A partir de 1955, sa maison devint un véritable refuge et un lieu d’instruction d’autant plus que sa situation, près d’un oued était propice aux exercices militaires. En 1956, il est arrêté, torturé par l’armée française pour être ensuite emprisonné pendant plus de neuf longs mois dans la prison de Tizi-Ouzou. Dès la première nuit de son hibernation, il rejoint le maquis en compagnie de sa femme et Baghdadi dit « Si Ahmed N’Slimane qui est venu le chercher. Il sera conduit en pleine nuit à Aït Moh Kaci (Ait Yahia Moussa) avant de regagner quelques jours plus tard la maison des Tachrift (Oncles de sa femme) à Imzoughène mais le village ne tarda pas à être bombardé à partir de la colline d’en face par l’artillerie lourde de la soldatesque française à partir de Tafoughalt où les batteries des canons de 120 mm étaient positionnées.

C’est une autre galère qui le conduira avec sa femme à Rabet où il aura comme logement de fonction, deux taudis qui prendront l’appellation honorifique de  » Iachiouane N’Cheikh « .

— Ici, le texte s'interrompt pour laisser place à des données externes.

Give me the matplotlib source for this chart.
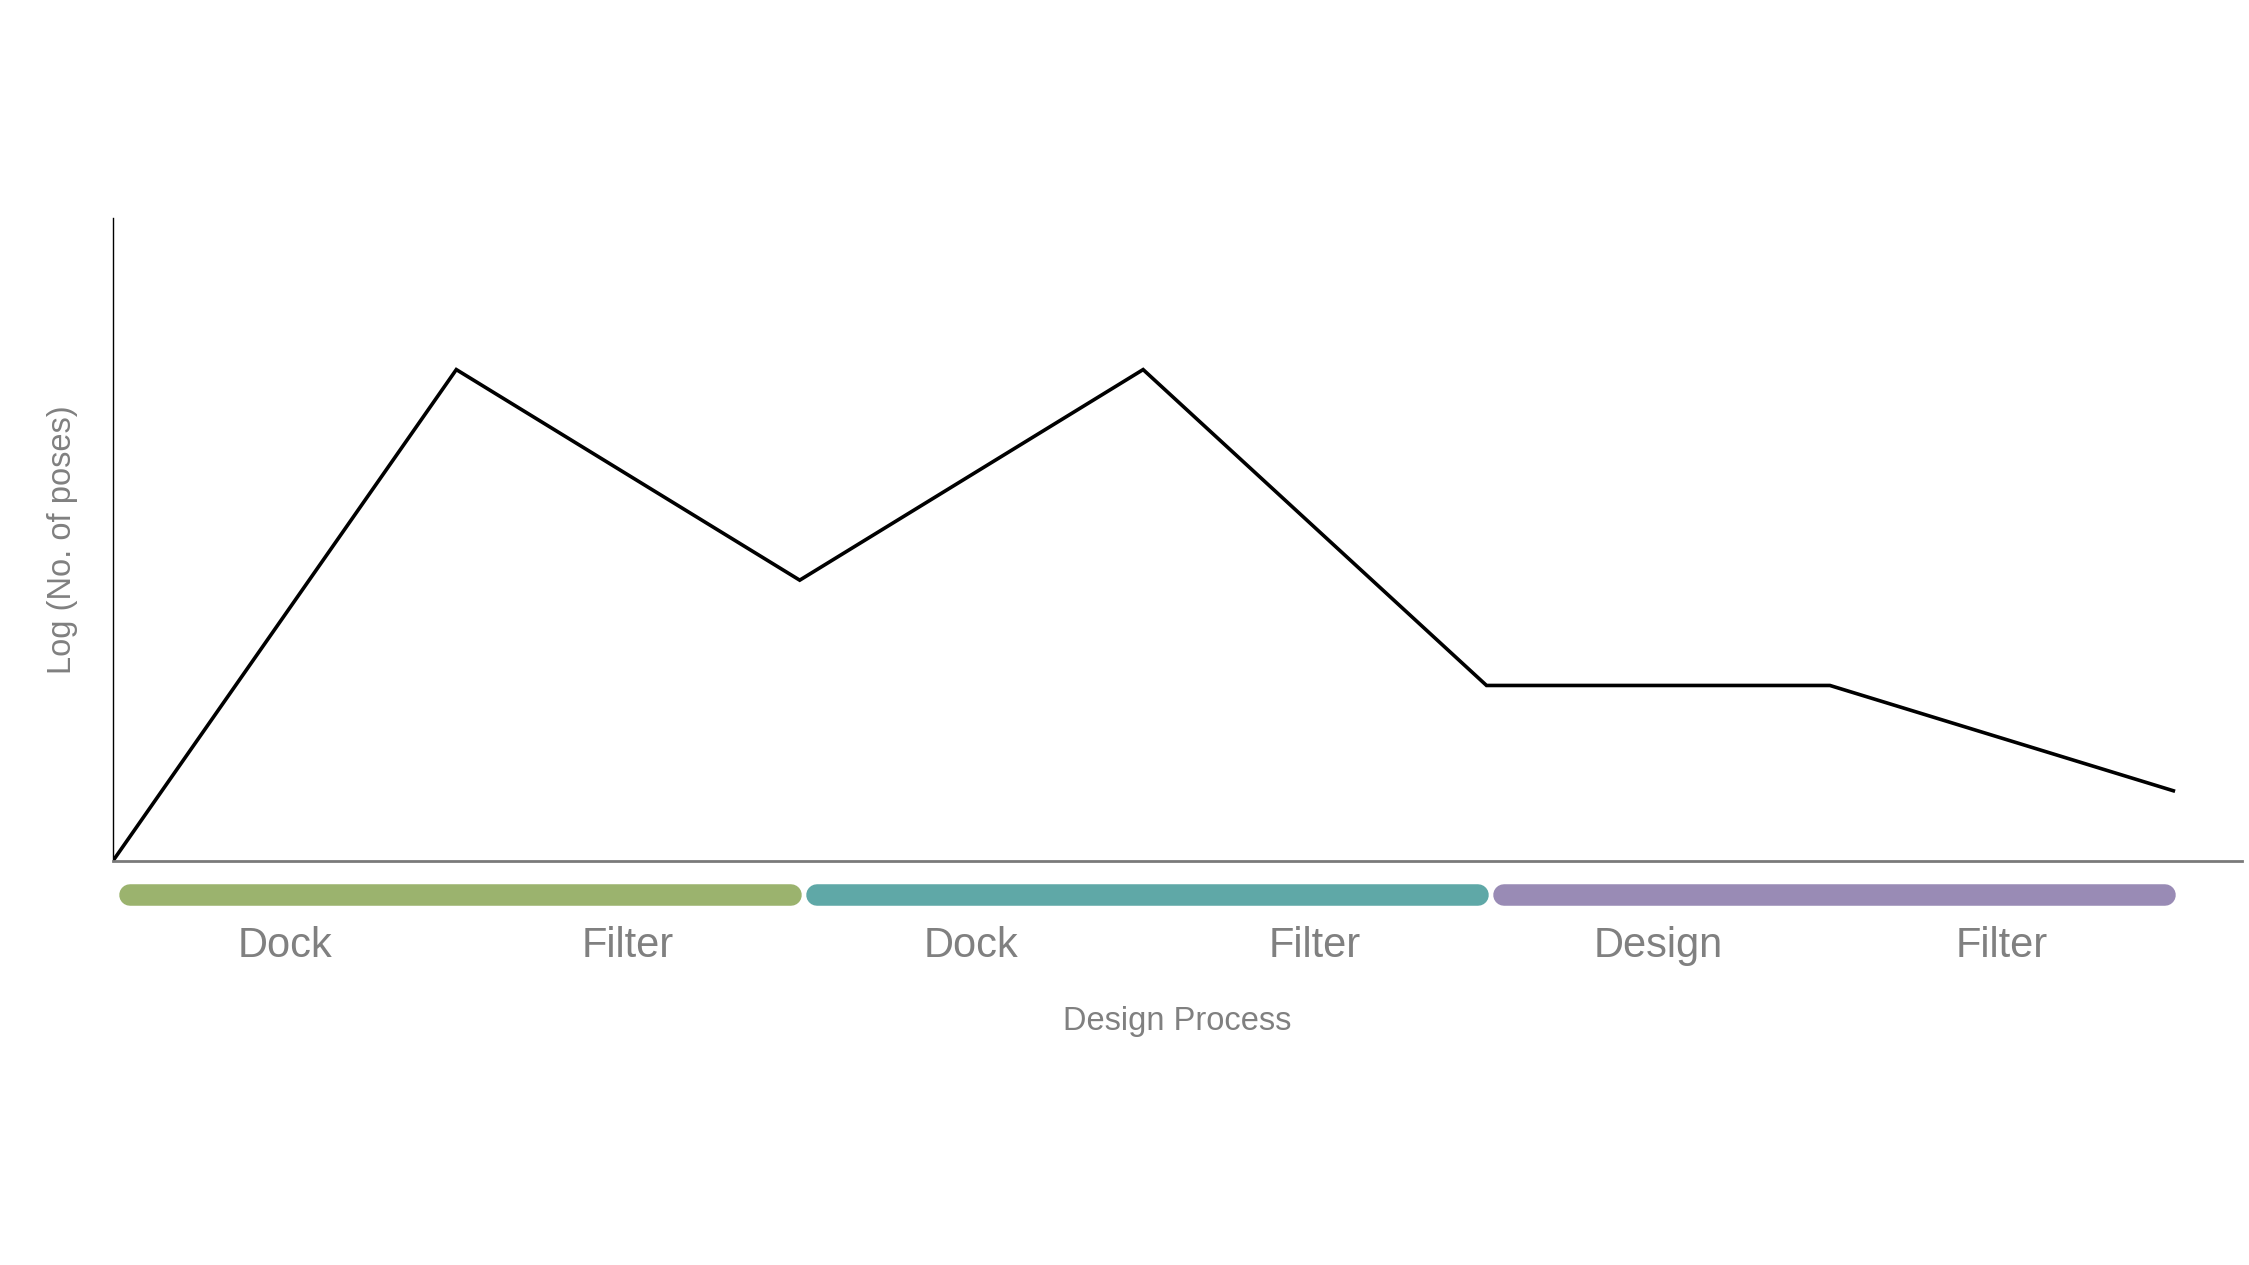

Mais un peu plus tard, sur intervention certainement de feu Krim Belkacem, commandant de la wilaya III, il sera affecté à l’école coranique de Tizra Aissa, située à peine à une centaine de mètres de la maison natale du héros de la révolution lequel a été également son quartier général, avant de rejoindre l’extérieur.

Cette affectation donc, au cœur du fief de l’ALN n’était pas seulement une promotion pour le cheikh mais elle le place comme un véritable conseiller du chef de la wilaya III, en ce qui concerne les questions d’ordre religieuse, d’autant plus que la justice était rendue par l’ALN qui défendait aux Algériens d’aller dans les tribunaux français pour n’importe quel problème. Donc, feu Saïd Belalem comme l’atteste plusieurs témoignages était moudjahid-enseignant et en cette journée du mars 1959, il s’était trouvé en face de son école à Tachtiouine au lieu d’être devant ses élèves.

 » Cheikh Saïd est tombé tout près de cet olivier que vous voyez, un peu plus bas du village de Tachtiouine, atteint par la mitrailleuse d’un avion « , nous raconte un citoyen dont le frère avait participé au combat et qui, le lendemain à la faveur de la nuit l’avait enterré en plantant par dessus la tombe un roseau pour l’identifier.

« Après l’Indépendance, j’avais montré la tombe de cheikh Saïd à sa famille qui avait entrepris de le réinhumer dans son village à Ichoukrène « , nous déclare notre interlocuteur.

Pour Rabah Bendif, ancien maquisard qui n’avait pas participé à la bataille du 5 mars 1959 mais était présent à celles du 6 janvier et 15 juillet 1959, feu Saïd Belalem dont il avait beaucoup entendu parler au maquis mérite au moins que son nom soit donné à la mosquée de son village pour que ces générations montantes aprennent au moins son sacrifice. Après plus de quarante-huit années,Cheikh Saïd demeure toujours dans le cœur de ses anciens élèves mais il reste cependant aux responsables locaux des communes de Draâ-El-Mizan et Ait Yahia Moussa de l’immortaliser en baptisant ne serait-ce qu’une mosquée à son nom ou une école.